Optimization of Environmental and Energy Systems
15.0 ECTS creditsThe course deals with the theory and application of important methods for the optimization of energy and environmentally-friendly technological systems, that is, the systematic search for the best solution given certain circumstances and a certain goal. Example of systems to which the methods can be applied are municipal heating networks, refuse and recycling systems, the process industry, power heating plants, purification plants and national and international energy distribution systems.
The course comprises three modules:
Module 1 (5 ECTS cr): Further review of the calculation instrument MATLAB. Basic instruction of the simplex method, constraints, goal function, state variable and state space. Linear programming of combined energy and environmental optimization of existing systems. Lectures, laboratory sessions and supervision of project assignment in energy and environment system optimization with the instrument MATLAB.
Module 2 (6 ECTS cr): Thermodynamic methods for energy effectivization: entropy generation minimization, exergy analysis. Optimization with thermodynamic goal functions & constraints. Thermodynamic concepts and theory: general definition of exergy; (Dead state)/thermodynamic equilibrium; reference condition; extended system and immediate surrounding; entropy generation in interface; entropy, energy and exergy balance equations for closed and open systems; real work; useful work; surrounding work; exergy as state function; equations for energy loss and exergy change for closed system, open system with stationary flow and heat exergy in the Carnot model. Exergy loss and energy efficiency (Second Law Efficiency) for technological processes; exergy analysis for mixture and separation processes such as desalination and carbon dioxide separation; exergy analysis for combustion processes: air-fuel ratio; theoretical air quantity, air surplus, air deficiency; standard reference condition; adiabatic flame temperature. tLectures. exercises and hand-in assignments.
Module 3 (4 ECTS cr): Basic concepts such as pinch temperature, minimal need of external heating and cooling, composite curves and GCC /Grand Composite Curve) exemplified through current research and literature. Supervision of project assignment on either the design of a new system or suggestions for improvements of an existing system.
The course comprises three modules:
Module 1 (5 ECTS cr): Further review of the calculation instrument MATLAB. Basic instruction of the simplex method, constraints, goal function, state variable and state space. Linear programming of combined energy and environmental optimization of existing systems. Lectures, laboratory sessions and supervision of project assignment in energy and environment system optimization with the instrument MATLAB.

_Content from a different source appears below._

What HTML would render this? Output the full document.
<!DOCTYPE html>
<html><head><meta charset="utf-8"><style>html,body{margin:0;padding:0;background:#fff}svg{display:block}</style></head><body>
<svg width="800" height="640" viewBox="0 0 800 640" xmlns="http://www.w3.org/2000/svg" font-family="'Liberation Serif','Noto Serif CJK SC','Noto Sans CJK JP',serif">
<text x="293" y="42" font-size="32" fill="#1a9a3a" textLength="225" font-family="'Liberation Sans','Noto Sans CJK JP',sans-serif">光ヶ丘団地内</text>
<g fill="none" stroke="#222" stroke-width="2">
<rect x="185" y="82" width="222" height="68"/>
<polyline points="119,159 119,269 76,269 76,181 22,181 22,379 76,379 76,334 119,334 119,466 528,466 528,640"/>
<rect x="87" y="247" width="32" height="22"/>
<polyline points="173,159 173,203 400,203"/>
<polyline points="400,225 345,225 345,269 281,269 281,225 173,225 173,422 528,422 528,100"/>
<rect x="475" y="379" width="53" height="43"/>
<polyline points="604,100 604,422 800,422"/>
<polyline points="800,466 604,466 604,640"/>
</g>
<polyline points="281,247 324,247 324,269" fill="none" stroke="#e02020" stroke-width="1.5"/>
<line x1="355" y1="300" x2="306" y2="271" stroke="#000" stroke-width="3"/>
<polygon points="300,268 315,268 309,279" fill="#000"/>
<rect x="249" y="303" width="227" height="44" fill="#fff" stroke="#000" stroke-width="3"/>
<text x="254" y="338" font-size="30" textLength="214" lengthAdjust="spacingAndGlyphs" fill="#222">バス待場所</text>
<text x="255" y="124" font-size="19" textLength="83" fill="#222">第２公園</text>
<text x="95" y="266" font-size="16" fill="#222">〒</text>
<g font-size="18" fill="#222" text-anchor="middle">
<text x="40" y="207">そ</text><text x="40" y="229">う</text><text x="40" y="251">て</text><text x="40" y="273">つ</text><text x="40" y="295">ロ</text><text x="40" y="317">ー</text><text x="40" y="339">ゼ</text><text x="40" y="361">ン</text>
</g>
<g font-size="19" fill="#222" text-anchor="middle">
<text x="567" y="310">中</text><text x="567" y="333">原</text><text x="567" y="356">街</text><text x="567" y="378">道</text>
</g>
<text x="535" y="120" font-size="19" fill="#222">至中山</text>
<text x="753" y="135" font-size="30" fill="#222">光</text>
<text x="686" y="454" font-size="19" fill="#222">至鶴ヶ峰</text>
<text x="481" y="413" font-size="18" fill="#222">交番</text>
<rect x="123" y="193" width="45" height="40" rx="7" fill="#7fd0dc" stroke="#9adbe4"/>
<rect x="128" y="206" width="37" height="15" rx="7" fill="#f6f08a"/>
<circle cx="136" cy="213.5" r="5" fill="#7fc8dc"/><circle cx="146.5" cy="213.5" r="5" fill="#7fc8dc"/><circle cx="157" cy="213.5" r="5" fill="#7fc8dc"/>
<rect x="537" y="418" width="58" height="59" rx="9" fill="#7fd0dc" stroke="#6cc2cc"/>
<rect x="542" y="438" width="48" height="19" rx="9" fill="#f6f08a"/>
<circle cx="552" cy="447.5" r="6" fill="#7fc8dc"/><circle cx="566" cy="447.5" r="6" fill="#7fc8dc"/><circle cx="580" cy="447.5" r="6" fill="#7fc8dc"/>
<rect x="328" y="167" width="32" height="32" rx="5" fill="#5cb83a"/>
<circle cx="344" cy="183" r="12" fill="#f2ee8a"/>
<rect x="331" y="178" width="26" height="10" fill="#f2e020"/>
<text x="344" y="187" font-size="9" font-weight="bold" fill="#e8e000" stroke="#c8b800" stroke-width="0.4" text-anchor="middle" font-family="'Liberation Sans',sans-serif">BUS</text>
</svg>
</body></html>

Module 2 (6 ECTS cr): Thermodynamic methods for energy effectivization: entropy generation minimization, exergy analysis. Optimization with thermodynamic goal functions & constraints. Thermodynamic concepts and theory: general definition of exergy; (Dead state)/thermodynamic equilibrium; reference condition; extended system and immediate surrounding; entropy generation in interface; entropy, energy and exergy balance equations for closed and open systems; real work; useful work; surrounding work; exergy as state function; equations for energy loss and exergy change for closed system, open system with stationary flow and heat exergy in the Carnot model. Exergy loss and energy efficiency (Second Law Efficiency) for technological processes; exergy analysis for mixture and separation processes such as desalination and carbon dioxide separation; exergy analysis for combustion processes: air-fuel ratio; theoretical air quantity, air surplus, air deficiency; standard reference condition; adiabatic flame temperature. tLectures. exercises and hand-in assignments.
Module 3 (4 ECTS cr): Basic concepts such as pinch temperature, minimal need of external heating and cooling, composite curves and GCC /Grand Composite Curve) exemplified through current research and literature. Supervision of project assignment on either the design of a new system or suggestions for improvements of an existing system.

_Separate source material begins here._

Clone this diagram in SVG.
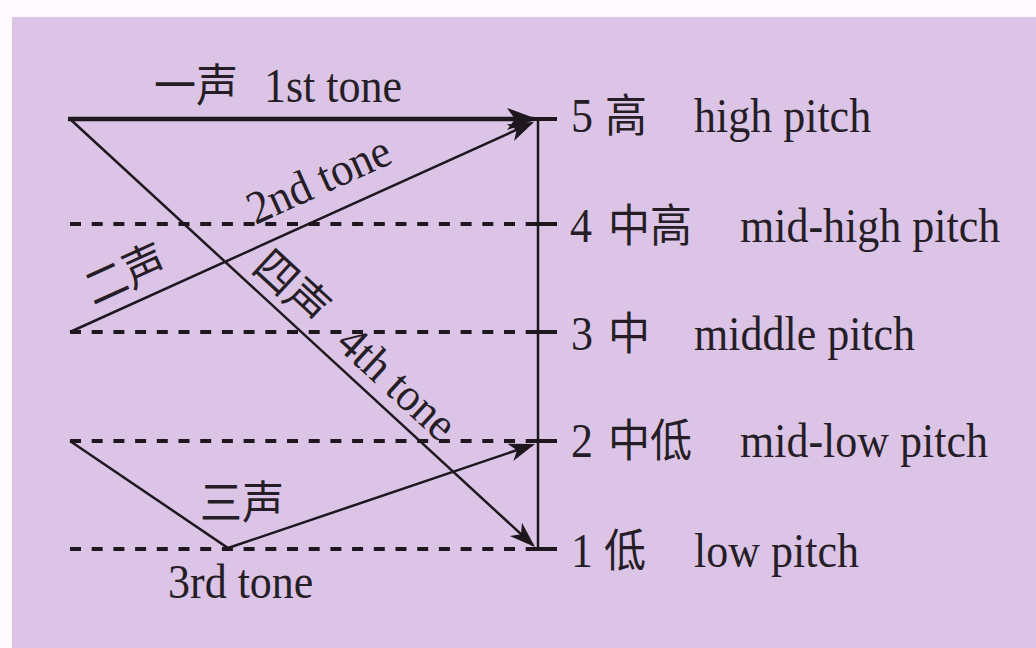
<svg xmlns="http://www.w3.org/2000/svg" width="1036" height="648" viewBox="0 0 1036 648">
<style>
.t{font-family:"Liberation Serif","Noto Sans CJK SC",serif;font-size:44px;fill:#261e26}
.c{font-family:"Liberation Serif","Noto Sans CJK SC",serif;font-size:42px;fill:#261e26}
.ln{stroke:#1e181e;fill:none}
.dash{stroke:#1e181e;stroke-width:4;stroke-dasharray:11 10.7;fill:none}
.thin{stroke:#1e181e;stroke-width:2.5;fill:none;marker-end:url(#ah)}
</style>
<defs>
<marker id="ah" viewBox="-26 -10 30 20" refX="0" refY="0" markerWidth="30" markerHeight="20" markerUnits="userSpaceOnUse" orient="auto">
<path d="M3,0 L-23,-9 L-16,0 L-23,9 Z" fill="#1e181e"/>
</marker>
<marker id="ahb" viewBox="-30 -12 34 24" refX="0" refY="0" markerWidth="34" markerHeight="24" markerUnits="userSpaceOnUse" orient="auto">
<path d="M3,0 L-27,-11 L-19,0 L-27,11 Z" fill="#1e181e"/>
</marker>
</defs>
<rect x="0" y="0" width="1036" height="648" fill="#fdfafd"/>
<rect x="12" y="17" width="1024" height="631" fill="#dcc4e7"/>
<g id="connectors">
<line class="dash" x1="70" y1="224" x2="526" y2="224"/>
<line class="dash" x1="70" y1="332" x2="526" y2="332"/>
<line class="dash" x1="70" y1="441" x2="526" y2="441"/>
<line class="dash" x1="70" y1="549" x2="526" y2="549"/>
<line class="ln" stroke-width="2.5" x1="538" y1="119" x2="538" y2="550"/>
<line class="ln" stroke-width="4" x1="528" y1="119" x2="557" y2="119"/>
<line class="ln" stroke-width="4" x1="526" y1="224" x2="557" y2="224"/>
<line class="ln" stroke-width="4" x1="526" y1="332" x2="557" y2="332"/>
<line class="ln" stroke-width="4" x1="526" y1="441" x2="557" y2="441"/>
<line class="ln" stroke-width="4" x1="526" y1="549" x2="557" y2="549"/>
<line class="ln" stroke-width="4.5" x1="68" y1="119" x2="534" y2="119" marker-end="url(#ahb)"/>
<line class="thin" x1="70" y1="332" x2="531.3" y2="123.2"/>
<line class="thin" x1="70" y1="119" x2="532.8" y2="545"/>
<polyline class="thin" points="70,441 228,548 532.2,445"/>
</g>
<g id="tone1" transform="matrix(1,0,0,1.08,0,-8.16)">
<text class="c" x="154" y="102">一声</text>
<text class="t" x="264" y="102">1st tone</text>
</g>
<g id="tone2" transform="translate(70,332) rotate(-24.35)">
<text class="c" x="32" y="-14" transform="matrix(1,0,0,1.06,0,0.84)">二声</text>
<text class="t" x="213" y="-21" transform="matrix(1,0,0,1.06,0,1.26)">2nd tone</text>
</g>
<g id="tone4" transform="translate(70,119) rotate(42.63)">
<text class="c" x="235" y="-11" transform="matrix(1,0,0,1.06,0,0.66)">四声</text>
<text class="t" x="348" y="-12" transform="matrix(1,0,0,1.06,0,0.72)">4th tone</text>
</g>
<g id="tone3">
<text class="c" x="200" y="519" transform="matrix(1,0,0,1.08,0,-41.52)">三声</text>
<text class="t" x="168" y="598" transform="matrix(1,0,0,1.08,0,-47.84)">3rd tone</text>
</g>
<g id="level5" transform="matrix(1,0,0,1.08,0,-10.56)">
<text class="t" x="571" y="132">5</text>
<text class="c" x="605" y="132">高</text>
<text class="t" x="694" y="132">high pitch</text>
</g>
<g id="level4" transform="matrix(1,0,0,1.08,0,-19.36)">
<text class="t" x="570" y="242">4</text>
<text class="c" x="608" y="242">中高</text>
<text class="t" x="740" y="242">mid-high pitch</text>
</g>
<g id="level3" transform="matrix(1,0,0,1.08,0,-28)">
<text class="t" x="571" y="350">3</text>
<text class="c" x="608" y="350">中</text>
<text class="t" x="694" y="350">middle pitch</text>
</g>
<g id="level2" transform="matrix(1,0,0,1.08,0,-36.56)">
<text class="t" x="571" y="457">2</text>
<text class="c" x="608" y="457">中低</text>
<text class="t" x="740" y="457">mid-low pitch</text>
</g>
<g id="level1" transform="matrix(1,0,0,1.08,0,-45.36)">
<text class="t" x="571" y="567">1</text>
<text class="c" x="604" y="567">低</text>
<text class="t" x="694" y="567">low pitch</text>
</g>
</svg>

Progressive specialisation:
A1N (has only first‐cycle course/s as entry requirements)
Education level:
Master's level
Admission requirements:
Degree programme students: Completed courses totalling 120 ECTS cr for the BSc programme in Environmental and Energy Engineering (TGHEM 180 ECTS cr) or completed courses totalling 150 ECTS cr for the MSc in Energy and Environmental Engineering (TACBR-ENMI/INEN 300 ECTS cr), or admission to the MSc programme Environmental Energy and Engineering (TAMEM 120 ECTS cr).
Non-programme students: General admission requirements to undergraduate studies and completed courses totalling 60 ECTS cr, including at least 7.5 ECTS cr in classic thermodynamics, at least 15 ECTS cr in energy engineering and at least 15 ECTS cr in mathematics or equivalent.
Selection:
Selection is usually based on your grade point average from upper secondary school or the number of credit points from previous university studies, or both.
Course code:
EMAD11
The course is not included in the course offerings for the next period.